- For the first time, the oldest Americans (70+) held a larger share of real estate wealth than middle-aged Americans (40-54).
- The 70+ age group is the only one that has experienced consistent gains in real estate wealth. Younger Americans, who have grappled with rising home prices and mortgage rates, have seen their portion of the real estate pie shrink or stay the same.
- 55-69 year olds hold the lion’s share of real estate wealth, despite losing share over the years.
The oldest Americans held 26% of America’s $48 trillion in real estate wealth as of the third quarter of 2025, the most recent period for which data is available. That’s just shy of the prior quarter’s 26.1%—the highest level for 70+ year olds on record—and compares with 21.6% a decade earlier and 16.6% two decades earlier.

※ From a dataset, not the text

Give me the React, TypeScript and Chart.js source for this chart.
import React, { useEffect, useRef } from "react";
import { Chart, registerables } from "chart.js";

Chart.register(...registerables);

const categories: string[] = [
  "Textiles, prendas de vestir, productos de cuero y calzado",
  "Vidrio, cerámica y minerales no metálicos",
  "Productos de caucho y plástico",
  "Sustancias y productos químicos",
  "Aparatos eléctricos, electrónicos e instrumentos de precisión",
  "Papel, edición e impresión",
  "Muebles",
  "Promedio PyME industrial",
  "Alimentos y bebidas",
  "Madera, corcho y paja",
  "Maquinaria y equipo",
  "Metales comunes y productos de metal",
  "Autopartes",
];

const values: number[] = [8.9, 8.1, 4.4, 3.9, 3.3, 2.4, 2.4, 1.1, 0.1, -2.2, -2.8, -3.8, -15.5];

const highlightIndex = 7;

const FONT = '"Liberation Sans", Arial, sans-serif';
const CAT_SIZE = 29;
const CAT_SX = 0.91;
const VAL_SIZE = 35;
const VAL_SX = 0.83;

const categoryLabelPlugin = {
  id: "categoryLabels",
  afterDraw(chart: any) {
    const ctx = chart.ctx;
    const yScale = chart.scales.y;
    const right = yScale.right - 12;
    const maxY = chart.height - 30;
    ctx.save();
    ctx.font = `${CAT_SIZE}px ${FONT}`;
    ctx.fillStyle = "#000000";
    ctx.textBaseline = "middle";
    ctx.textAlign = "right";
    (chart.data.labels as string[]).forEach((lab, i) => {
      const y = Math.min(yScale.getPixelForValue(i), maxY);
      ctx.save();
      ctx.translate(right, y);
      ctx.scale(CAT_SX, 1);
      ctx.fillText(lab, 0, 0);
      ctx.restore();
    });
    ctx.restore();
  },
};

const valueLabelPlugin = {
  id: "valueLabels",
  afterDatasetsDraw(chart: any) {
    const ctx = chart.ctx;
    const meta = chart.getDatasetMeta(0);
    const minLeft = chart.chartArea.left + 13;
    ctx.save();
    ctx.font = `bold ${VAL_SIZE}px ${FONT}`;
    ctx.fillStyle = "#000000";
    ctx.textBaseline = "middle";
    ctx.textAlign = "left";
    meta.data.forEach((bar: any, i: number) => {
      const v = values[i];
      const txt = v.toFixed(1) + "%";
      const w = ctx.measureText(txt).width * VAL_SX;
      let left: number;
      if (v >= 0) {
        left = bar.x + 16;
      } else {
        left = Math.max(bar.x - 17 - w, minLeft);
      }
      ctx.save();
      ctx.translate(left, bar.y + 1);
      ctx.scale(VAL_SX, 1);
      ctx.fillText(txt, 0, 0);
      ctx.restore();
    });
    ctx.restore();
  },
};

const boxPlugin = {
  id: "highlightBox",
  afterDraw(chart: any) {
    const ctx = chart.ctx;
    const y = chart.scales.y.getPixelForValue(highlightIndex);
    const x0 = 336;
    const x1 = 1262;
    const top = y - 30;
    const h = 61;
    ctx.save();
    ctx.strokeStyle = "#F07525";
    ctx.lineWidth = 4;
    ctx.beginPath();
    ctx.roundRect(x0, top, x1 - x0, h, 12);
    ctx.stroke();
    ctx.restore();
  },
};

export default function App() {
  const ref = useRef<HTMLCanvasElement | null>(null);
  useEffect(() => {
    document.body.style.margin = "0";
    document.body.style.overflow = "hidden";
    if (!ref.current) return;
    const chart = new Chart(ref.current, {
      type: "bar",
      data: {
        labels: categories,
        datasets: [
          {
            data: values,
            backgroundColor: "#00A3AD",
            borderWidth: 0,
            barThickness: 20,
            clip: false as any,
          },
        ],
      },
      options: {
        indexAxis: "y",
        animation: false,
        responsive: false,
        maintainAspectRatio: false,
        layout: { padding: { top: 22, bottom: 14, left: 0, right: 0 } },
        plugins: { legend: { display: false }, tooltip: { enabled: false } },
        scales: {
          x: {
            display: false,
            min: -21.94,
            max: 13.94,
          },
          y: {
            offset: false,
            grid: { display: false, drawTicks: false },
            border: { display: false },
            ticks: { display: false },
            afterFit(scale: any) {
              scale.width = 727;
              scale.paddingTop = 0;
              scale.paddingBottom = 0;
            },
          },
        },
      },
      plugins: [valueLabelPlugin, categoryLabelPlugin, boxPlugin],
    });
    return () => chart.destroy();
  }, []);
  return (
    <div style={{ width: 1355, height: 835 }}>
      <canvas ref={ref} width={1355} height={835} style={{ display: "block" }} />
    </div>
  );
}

This is based on a Redfin analysis of Federal Reserve Board data going back to 1989.
The share of real estate wealth held by 70+ year olds surpassed that of 40-54 year olds for the first time on record during the second quarter of 2025. At that time, 70+ year olds held 26.1% and 40-54 year olds held 25.9%. As of the third quarter, both groups held exactly 26%.
Prior to last year, the 40-54 age group consistently held a larger share of real estate wealth than the oldest Americans.

Younger Americans Have Seen Declines in Their Share of Real Estate Wealth
The 70+ age group is the only one that has seen consistent wealth gains over the years.
As mentioned earlier, the 40-54 year old cohort held 26% of real estate wealth in the third quarter. That’s down from 29.3% a decade earlier. The 55-69 year old group saw their share drop to 35.3% from 37.2% over the same period. The share held by the youngest Americans has flatlined; people under 40 held 12.6% of real estate wealth in the third quarter, little changed from 11.9% a decade earlier.
“Breaking into homeownership wasn’t an easy feat for baby boomers, who faced high inflation and high interest rates. But mortgage rates then entered a decades-long decline, fueling years of home price growth that benefited baby boomers,” said Redfin Chief Economist Daryl Fairweather. “Those home price gains, along with a rebound in mortgage rates in recent years, have pushed homeownership out of reach for many younger Americans.”
Younger Americans are also purchasing real estate later because they’re getting married later.
The good news is that affordability has already started to improve this year. Redfin predicted late last year that homebuyers would get some relief in 2026 as income growth outpaced home price growth. Home price growth has slowed significantly since the pandemic moving frenzy, and mortgage rates have come down in recent months. The average 30-year-fixed mortgage rate now sits at around 6%, just shy of the lowest level in over three years.